> _Requirement_: Look below and pull out each line with the word "this".

> _Data shown_:
━━━━━━━━
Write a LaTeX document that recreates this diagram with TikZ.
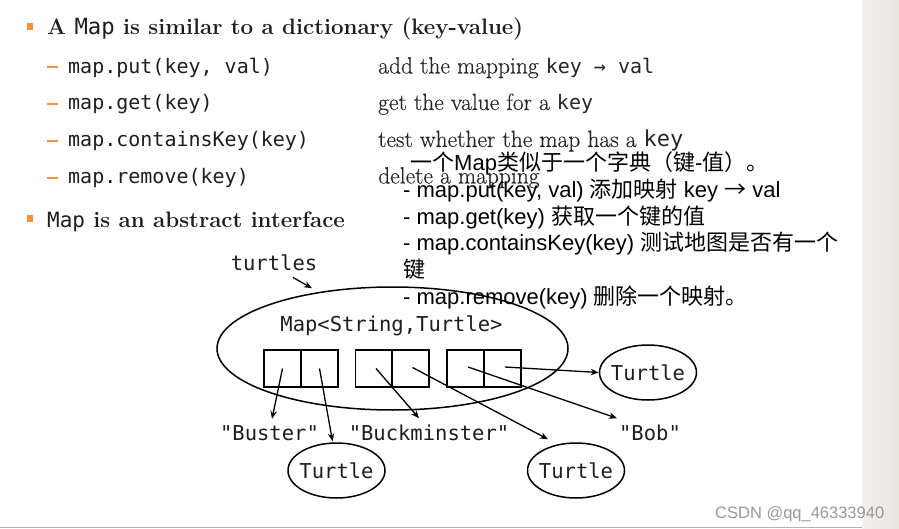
━━━━━━━━
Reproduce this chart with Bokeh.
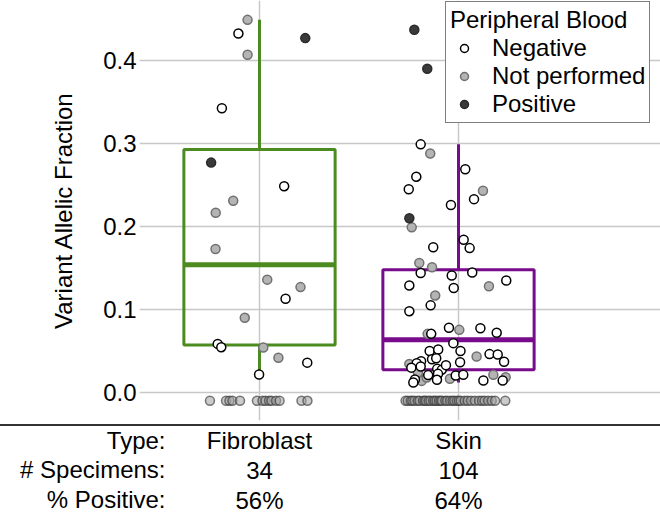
━━━━━━━━
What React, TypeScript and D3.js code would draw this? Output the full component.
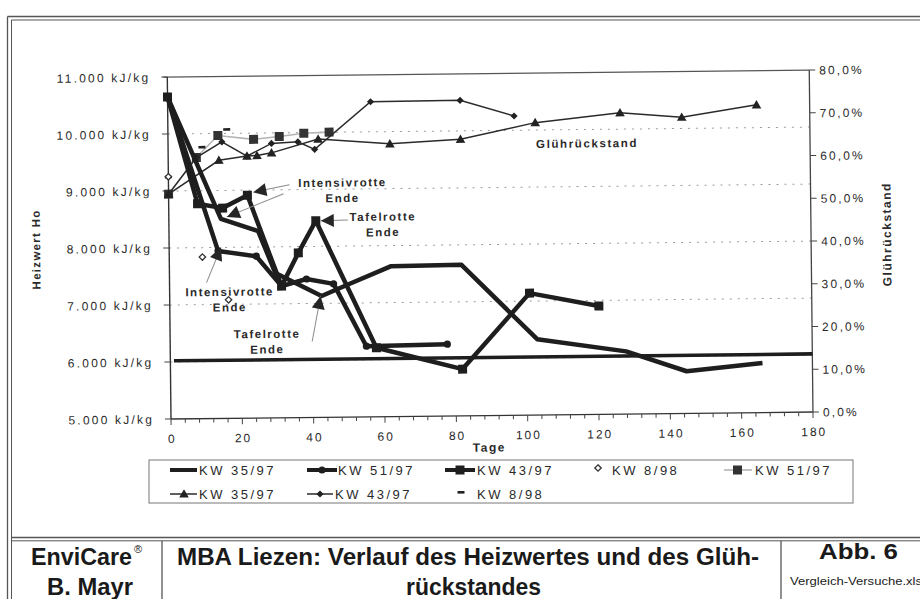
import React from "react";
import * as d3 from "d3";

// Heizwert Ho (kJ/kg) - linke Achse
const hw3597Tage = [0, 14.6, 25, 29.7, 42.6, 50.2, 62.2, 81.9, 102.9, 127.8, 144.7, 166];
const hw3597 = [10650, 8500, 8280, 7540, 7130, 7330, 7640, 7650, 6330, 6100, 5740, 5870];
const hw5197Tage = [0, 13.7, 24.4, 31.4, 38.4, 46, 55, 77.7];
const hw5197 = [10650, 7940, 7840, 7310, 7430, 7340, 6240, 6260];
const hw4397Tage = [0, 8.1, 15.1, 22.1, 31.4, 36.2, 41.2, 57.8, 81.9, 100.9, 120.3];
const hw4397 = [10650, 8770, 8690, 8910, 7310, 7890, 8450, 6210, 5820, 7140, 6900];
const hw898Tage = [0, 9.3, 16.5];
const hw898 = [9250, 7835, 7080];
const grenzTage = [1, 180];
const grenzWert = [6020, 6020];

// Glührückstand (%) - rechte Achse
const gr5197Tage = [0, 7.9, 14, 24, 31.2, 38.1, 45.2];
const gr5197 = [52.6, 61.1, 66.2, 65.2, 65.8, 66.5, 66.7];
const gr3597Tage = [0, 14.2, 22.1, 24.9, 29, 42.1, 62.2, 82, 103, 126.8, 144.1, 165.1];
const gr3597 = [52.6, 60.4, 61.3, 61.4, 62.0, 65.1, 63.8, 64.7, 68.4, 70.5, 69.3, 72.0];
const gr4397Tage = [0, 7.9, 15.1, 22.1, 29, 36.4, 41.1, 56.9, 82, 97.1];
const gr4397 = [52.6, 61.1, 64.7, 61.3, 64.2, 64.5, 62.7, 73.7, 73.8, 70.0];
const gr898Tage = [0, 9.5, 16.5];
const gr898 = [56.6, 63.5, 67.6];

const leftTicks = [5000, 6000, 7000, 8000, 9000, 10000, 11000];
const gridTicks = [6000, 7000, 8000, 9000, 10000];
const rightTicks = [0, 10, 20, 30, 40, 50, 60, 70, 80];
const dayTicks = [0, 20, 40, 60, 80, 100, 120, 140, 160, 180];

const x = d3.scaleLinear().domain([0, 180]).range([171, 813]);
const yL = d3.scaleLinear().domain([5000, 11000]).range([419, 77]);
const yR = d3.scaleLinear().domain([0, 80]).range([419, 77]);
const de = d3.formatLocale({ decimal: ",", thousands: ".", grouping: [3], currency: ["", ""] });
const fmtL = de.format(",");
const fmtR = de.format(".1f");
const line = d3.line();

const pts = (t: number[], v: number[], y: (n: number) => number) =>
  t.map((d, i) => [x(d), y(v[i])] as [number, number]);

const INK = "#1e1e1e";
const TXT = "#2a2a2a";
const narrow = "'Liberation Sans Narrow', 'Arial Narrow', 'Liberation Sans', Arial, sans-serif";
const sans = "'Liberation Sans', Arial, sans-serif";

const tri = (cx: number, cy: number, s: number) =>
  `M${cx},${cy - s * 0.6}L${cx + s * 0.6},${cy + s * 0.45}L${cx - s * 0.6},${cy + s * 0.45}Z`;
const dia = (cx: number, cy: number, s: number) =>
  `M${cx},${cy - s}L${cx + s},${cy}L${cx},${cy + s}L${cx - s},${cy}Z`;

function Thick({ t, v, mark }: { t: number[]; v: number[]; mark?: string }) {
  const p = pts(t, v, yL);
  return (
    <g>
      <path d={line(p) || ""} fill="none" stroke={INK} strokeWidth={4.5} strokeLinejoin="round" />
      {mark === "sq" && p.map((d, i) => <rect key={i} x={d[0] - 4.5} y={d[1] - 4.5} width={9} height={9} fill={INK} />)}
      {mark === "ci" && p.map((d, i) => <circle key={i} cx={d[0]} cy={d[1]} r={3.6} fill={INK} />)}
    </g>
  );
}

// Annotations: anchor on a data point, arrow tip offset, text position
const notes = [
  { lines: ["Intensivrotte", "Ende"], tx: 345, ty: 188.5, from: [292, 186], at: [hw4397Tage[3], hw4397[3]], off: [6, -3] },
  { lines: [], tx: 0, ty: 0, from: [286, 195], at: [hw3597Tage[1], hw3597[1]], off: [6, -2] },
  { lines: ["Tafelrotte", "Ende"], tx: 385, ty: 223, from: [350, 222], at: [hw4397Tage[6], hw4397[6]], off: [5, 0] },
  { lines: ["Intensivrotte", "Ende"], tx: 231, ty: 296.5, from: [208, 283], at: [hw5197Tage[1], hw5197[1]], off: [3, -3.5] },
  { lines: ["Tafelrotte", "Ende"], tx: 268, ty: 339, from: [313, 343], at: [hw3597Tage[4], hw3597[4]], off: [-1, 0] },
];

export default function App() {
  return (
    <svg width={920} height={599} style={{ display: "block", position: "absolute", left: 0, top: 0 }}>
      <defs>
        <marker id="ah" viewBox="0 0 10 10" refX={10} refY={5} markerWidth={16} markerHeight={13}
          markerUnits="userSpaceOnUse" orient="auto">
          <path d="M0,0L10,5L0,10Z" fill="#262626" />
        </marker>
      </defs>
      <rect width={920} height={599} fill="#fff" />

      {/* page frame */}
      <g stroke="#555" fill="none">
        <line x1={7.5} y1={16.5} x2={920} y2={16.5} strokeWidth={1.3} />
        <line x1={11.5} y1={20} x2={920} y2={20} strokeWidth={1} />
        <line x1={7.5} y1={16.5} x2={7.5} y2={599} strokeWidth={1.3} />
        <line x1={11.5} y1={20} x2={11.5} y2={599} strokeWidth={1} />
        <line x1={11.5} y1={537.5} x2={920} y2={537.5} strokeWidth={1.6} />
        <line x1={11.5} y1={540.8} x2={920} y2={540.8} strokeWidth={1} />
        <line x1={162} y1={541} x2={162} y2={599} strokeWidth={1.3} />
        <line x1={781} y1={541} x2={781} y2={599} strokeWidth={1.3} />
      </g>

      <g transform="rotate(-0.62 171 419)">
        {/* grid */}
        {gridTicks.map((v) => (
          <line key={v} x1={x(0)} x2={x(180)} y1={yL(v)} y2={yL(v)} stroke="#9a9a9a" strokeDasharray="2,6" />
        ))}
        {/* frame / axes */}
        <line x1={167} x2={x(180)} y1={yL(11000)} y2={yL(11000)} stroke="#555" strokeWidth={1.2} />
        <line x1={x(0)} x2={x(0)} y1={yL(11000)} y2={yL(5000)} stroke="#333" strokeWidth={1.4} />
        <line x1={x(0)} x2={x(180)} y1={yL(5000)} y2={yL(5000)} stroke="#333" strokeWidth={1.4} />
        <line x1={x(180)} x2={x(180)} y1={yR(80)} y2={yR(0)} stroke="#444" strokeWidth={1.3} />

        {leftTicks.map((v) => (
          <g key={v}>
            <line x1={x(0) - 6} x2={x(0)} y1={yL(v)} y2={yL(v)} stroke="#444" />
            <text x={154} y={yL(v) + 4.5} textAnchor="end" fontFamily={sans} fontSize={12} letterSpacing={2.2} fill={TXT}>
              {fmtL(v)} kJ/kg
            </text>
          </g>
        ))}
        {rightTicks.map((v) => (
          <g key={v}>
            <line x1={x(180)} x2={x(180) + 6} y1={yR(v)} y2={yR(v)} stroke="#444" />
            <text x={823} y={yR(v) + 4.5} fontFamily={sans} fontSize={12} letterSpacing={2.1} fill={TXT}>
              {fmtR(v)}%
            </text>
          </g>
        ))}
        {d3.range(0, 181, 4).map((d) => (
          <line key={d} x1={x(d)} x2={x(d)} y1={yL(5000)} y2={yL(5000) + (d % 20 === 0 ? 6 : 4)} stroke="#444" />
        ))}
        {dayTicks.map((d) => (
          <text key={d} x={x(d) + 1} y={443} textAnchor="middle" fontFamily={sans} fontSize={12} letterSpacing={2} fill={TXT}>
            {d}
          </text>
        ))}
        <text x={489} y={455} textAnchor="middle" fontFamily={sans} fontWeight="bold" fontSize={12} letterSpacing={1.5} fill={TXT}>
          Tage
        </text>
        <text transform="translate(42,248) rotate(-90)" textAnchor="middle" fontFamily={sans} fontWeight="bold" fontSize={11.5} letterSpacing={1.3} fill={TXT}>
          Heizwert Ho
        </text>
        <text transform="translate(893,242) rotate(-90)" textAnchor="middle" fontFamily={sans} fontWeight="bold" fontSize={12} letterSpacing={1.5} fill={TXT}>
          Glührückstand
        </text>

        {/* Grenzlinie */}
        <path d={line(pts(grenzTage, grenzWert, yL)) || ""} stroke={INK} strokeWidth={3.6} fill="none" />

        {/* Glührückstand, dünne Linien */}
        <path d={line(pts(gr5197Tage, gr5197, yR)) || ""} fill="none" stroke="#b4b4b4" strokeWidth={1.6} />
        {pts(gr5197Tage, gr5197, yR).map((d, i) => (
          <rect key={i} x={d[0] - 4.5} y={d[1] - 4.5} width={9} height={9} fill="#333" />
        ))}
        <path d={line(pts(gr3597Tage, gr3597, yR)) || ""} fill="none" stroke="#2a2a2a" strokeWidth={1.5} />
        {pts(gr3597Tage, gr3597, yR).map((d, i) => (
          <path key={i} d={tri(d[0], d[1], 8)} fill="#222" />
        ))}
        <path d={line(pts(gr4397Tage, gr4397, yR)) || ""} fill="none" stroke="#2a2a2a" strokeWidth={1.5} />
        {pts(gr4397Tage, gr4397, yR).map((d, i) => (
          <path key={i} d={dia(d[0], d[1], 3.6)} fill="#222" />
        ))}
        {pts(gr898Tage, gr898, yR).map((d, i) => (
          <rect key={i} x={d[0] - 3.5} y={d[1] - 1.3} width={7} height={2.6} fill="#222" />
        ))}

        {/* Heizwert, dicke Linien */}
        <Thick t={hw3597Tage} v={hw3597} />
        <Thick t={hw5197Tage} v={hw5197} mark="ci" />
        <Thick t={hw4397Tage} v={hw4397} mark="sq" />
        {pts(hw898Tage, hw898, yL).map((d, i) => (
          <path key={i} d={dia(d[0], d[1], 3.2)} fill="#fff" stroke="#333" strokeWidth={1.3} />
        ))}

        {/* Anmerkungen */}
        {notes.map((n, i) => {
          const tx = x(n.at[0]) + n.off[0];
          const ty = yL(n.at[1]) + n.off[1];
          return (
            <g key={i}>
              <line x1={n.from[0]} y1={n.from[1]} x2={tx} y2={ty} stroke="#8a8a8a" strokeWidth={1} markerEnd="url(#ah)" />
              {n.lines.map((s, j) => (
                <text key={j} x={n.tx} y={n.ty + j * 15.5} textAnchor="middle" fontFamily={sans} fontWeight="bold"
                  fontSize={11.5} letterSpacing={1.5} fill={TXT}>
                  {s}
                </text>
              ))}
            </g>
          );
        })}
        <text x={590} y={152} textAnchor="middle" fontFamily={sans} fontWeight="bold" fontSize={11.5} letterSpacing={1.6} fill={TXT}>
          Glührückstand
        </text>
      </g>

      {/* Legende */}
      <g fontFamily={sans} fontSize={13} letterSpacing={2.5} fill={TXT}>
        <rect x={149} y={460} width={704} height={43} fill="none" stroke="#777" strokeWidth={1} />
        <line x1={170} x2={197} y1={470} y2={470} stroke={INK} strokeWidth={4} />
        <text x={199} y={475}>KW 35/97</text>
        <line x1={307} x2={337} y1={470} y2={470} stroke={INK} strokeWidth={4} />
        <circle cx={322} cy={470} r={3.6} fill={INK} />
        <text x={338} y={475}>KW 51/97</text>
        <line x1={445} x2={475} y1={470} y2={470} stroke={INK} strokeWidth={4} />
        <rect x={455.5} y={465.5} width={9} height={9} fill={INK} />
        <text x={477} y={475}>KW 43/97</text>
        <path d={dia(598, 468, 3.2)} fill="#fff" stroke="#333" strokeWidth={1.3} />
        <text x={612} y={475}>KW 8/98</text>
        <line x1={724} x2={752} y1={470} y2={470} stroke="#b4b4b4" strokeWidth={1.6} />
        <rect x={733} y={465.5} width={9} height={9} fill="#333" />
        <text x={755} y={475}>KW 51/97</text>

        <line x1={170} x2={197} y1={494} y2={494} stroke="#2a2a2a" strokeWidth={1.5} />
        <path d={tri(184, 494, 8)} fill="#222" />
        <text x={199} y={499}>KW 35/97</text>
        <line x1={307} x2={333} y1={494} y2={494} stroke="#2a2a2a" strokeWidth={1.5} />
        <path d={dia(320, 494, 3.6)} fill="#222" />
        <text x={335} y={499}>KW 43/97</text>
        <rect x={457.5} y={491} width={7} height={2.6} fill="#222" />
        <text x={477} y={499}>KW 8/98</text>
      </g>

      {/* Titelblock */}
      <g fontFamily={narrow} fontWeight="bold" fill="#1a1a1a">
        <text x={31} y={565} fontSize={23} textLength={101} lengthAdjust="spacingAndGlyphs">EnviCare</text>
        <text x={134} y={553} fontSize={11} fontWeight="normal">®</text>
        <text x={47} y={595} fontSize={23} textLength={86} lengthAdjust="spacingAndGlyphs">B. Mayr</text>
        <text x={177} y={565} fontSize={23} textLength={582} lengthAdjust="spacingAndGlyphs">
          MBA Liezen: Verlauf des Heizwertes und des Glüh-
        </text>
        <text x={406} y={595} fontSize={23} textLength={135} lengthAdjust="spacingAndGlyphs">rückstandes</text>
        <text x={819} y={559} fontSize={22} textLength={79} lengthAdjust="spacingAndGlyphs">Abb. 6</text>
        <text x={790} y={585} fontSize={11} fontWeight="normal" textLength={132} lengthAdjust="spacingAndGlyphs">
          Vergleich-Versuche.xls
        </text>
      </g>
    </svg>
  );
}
━━━━━━━━
> _The reply_:
Write a LaTeX document that recreates this diagram with TikZ.
Reproduce this chart with Bokeh.
What React, TypeScript and D3.js code would draw this? Output the full component.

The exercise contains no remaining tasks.